'''
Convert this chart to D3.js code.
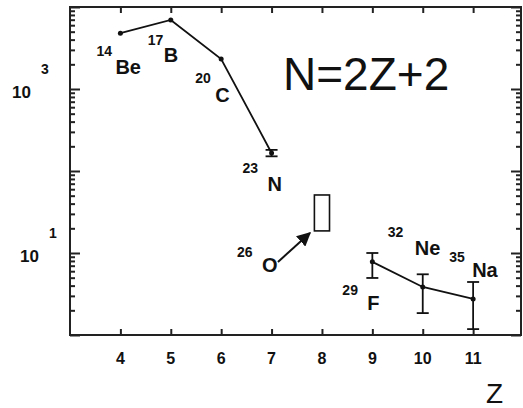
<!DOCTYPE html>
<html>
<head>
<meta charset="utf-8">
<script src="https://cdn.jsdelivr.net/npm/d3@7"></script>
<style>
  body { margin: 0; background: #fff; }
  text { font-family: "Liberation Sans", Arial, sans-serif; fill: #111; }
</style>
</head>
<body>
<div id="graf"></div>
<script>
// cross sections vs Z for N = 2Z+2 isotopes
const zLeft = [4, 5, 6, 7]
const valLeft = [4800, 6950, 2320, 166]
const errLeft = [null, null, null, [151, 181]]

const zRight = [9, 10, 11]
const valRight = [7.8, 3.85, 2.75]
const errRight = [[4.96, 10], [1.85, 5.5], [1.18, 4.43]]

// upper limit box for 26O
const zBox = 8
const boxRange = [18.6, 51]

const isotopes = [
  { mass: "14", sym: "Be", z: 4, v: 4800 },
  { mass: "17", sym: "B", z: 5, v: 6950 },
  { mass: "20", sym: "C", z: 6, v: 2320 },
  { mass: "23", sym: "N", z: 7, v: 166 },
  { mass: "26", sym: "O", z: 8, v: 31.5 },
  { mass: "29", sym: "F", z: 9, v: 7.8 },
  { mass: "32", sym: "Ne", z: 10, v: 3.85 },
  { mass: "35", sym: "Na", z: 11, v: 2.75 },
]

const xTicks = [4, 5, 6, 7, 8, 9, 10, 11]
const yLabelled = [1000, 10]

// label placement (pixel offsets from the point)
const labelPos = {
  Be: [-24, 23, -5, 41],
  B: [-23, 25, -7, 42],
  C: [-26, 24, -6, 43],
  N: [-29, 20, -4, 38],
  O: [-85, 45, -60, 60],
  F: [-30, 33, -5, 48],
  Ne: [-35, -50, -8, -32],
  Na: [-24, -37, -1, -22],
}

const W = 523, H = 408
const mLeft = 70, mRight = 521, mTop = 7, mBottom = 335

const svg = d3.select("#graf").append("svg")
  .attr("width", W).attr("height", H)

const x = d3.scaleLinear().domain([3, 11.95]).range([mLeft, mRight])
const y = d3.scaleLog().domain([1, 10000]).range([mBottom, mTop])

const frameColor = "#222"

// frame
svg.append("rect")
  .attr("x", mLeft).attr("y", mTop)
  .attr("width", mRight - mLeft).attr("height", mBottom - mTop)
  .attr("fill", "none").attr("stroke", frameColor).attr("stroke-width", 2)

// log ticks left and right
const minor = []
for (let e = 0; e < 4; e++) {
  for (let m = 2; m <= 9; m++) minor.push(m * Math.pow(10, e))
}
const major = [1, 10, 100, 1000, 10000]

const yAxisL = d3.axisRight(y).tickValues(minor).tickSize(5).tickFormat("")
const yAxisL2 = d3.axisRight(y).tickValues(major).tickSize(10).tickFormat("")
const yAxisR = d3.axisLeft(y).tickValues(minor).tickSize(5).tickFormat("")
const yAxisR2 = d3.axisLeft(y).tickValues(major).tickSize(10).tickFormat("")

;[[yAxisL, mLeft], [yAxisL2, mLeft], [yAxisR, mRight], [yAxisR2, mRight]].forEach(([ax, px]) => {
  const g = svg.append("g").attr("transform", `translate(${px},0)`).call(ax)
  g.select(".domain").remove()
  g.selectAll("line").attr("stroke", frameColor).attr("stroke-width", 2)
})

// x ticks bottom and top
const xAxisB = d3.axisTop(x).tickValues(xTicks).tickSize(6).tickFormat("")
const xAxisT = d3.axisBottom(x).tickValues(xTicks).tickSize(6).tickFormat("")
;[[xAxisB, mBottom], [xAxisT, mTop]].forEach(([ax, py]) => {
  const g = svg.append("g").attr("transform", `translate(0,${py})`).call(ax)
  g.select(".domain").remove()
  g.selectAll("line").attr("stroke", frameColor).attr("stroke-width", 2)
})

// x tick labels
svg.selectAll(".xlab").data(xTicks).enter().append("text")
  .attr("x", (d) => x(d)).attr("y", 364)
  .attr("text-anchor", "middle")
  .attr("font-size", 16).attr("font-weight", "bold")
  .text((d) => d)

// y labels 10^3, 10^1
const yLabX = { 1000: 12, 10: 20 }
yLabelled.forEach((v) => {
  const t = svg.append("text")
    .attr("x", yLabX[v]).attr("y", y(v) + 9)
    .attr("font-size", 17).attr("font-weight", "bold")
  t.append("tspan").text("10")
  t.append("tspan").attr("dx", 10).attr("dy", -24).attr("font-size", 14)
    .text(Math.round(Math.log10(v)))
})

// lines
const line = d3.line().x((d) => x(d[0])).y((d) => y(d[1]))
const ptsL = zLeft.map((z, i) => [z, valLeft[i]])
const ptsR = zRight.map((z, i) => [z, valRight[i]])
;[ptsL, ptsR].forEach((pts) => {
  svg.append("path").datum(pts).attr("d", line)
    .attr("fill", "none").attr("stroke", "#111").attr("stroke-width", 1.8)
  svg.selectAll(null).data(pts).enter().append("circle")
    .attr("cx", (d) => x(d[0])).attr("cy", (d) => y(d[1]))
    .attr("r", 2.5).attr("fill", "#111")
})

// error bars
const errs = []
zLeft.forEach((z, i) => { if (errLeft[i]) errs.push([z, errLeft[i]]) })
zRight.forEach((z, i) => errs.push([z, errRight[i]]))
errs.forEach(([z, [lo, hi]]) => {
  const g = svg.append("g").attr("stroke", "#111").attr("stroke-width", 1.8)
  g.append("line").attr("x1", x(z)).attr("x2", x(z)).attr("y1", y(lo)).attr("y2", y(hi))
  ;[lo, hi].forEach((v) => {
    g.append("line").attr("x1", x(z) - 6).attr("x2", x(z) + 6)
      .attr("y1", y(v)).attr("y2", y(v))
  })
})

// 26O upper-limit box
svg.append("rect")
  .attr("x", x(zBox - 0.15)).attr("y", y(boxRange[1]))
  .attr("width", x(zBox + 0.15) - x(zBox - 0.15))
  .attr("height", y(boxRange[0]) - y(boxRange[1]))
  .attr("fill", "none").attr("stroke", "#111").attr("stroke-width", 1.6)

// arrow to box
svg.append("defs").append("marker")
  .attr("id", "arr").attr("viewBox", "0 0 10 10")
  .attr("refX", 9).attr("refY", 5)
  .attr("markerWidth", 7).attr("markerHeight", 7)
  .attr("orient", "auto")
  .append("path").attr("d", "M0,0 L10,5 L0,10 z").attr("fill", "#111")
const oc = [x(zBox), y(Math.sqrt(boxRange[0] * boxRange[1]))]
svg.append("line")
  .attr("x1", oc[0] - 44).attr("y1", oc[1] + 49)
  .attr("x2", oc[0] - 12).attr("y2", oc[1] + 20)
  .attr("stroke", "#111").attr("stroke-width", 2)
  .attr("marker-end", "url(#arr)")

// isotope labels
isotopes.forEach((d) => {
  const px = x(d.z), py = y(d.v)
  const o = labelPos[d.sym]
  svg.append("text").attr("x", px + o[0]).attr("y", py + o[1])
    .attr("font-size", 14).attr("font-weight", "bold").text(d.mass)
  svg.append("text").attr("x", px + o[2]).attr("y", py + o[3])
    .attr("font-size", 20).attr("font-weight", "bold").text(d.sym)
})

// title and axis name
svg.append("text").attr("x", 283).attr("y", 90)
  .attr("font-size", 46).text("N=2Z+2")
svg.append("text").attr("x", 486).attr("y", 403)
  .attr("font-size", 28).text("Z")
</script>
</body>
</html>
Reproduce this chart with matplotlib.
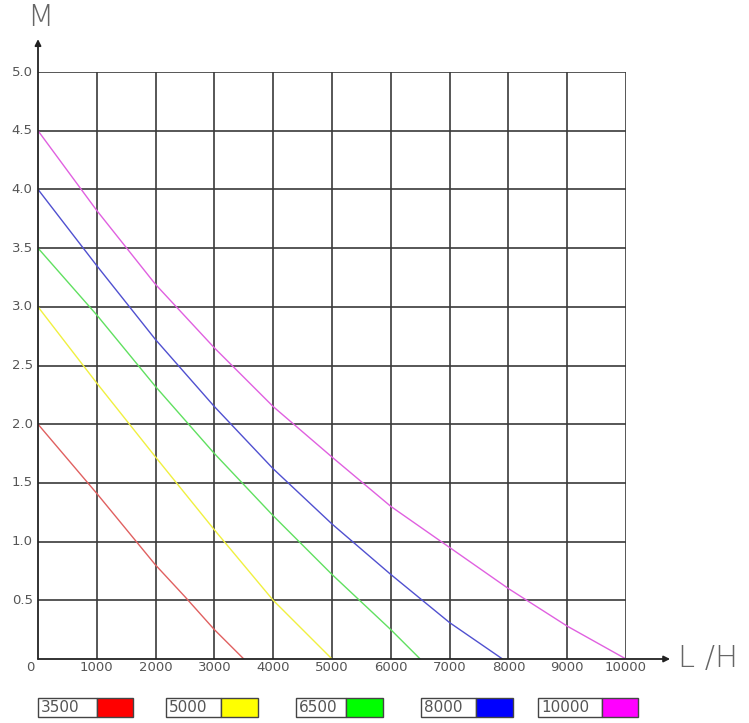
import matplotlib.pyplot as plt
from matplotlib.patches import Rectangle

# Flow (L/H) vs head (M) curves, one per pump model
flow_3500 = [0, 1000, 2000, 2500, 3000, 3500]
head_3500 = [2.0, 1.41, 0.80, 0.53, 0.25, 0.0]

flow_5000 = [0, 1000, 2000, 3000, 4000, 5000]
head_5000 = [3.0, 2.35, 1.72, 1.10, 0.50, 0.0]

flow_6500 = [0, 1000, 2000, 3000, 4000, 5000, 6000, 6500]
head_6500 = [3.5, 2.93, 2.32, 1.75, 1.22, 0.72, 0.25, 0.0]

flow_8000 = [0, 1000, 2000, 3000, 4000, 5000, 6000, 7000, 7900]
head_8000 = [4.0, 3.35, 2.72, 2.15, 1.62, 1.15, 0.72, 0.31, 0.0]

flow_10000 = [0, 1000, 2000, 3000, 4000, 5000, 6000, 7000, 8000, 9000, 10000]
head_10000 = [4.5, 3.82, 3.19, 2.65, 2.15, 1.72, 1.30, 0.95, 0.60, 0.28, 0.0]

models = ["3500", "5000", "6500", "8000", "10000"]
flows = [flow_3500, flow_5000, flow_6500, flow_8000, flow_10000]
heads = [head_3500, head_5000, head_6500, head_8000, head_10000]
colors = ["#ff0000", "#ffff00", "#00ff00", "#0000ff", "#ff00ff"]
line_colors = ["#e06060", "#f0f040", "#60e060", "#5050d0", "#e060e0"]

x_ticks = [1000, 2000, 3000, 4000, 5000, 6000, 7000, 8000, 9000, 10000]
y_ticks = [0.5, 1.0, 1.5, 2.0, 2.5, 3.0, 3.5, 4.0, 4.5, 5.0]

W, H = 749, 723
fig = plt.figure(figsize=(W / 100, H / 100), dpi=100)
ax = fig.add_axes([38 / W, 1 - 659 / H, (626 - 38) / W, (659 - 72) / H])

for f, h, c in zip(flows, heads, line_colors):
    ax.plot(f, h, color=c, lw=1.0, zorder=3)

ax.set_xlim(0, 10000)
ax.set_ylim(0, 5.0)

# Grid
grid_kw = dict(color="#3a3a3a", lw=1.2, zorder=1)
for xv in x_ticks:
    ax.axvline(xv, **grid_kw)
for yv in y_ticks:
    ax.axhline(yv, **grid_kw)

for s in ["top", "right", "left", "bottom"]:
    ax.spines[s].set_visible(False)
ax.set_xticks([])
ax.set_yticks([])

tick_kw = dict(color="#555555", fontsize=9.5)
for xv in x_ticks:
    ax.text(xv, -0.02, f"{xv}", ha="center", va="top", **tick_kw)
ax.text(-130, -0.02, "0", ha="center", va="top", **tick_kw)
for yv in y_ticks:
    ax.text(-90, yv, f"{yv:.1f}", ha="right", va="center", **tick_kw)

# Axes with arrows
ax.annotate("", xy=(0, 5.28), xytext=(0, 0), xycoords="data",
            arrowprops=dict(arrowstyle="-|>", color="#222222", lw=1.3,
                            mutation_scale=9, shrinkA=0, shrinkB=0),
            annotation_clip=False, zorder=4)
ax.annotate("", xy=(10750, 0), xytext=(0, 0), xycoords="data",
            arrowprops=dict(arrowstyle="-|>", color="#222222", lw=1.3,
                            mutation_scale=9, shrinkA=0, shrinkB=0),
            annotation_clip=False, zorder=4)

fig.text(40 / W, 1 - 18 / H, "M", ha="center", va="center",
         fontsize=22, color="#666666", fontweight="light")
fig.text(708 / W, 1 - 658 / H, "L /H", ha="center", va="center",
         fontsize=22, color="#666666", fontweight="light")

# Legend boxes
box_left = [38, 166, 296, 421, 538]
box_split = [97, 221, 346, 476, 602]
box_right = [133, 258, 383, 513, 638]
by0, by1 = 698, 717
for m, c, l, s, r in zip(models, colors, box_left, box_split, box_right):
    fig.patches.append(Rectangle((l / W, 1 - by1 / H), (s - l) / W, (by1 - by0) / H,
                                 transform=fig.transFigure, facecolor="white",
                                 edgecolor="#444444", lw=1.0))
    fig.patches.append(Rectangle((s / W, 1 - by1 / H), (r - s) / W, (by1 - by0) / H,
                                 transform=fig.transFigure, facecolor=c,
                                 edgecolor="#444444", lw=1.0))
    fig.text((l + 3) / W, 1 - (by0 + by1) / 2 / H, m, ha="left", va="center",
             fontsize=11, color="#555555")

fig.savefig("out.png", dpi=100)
'''
§ **EXERCISE PROMPT**: Give the lines above again exactly, from the one containing "Reproduce this chart with matplotlib." to the one containing "4.0, 4.5, 5.0]", both included, but leave out the pictures.

§ **ANSWER FOR THIS EXERCISE**:
Reproduce this chart with matplotlib.
import matplotlib.pyplot as plt
from matplotlib.patches import Rectangle

# Flow (L/H) vs head (M) curves, one per pump model
flow_3500 = [0, 1000, 2000, 2500, 3000, 3500]
head_3500 = [2.0, 1.41, 0.80, 0.53, 0.25, 0.0]

flow_5000 = [0, 1000, 2000, 3000, 4000, 5000]
head_5000 = [3.0, 2.35, 1.72, 1.10, 0.50, 0.0]

flow_6500 = [0, 1000, 2000, 3000, 4000, 5000, 6000, 6500]
head_6500 = [3.5, 2.93, 2.32, 1.75, 1.22, 0.72, 0.25, 0.0]

flow_8000 = [0, 1000, 2000, 3000, 4000, 5000, 6000, 7000, 7900]
head_8000 = [4.0, 3.35, 2.72, 2.15, 1.62, 1.15, 0.72, 0.31, 0.0]

flow_10000 = [0, 1000, 2000, 3000, 4000, 5000, 6000, 7000, 8000, 9000, 10000]
head_10000 = [4.5, 3.82, 3.19, 2.65, 2.15, 1.72, 1.30, 0.95, 0.60, 0.28, 0.0]

models = ["3500", "5000", "6500", "8000", "10000"]
flows = [flow_3500, flow_5000, flow_6500, flow_8000, flow_10000]
heads = [head_3500, head_5000, head_6500, head_8000, head_10000]
colors = ["#ff0000", "#ffff00", "#00ff00", "#0000ff", "#ff00ff"]
line_colors = ["#e06060", "#f0f040", "#60e060", "#5050d0", "#e060e0"]

x_ticks = [1000, 2000, 3000, 4000, 5000, 6000, 7000, 8000, 9000, 10000]
y_ticks = [0.5, 1.0, 1.5, 2.0, 2.5, 3.0, 3.5, 4.0, 4.5, 5.0]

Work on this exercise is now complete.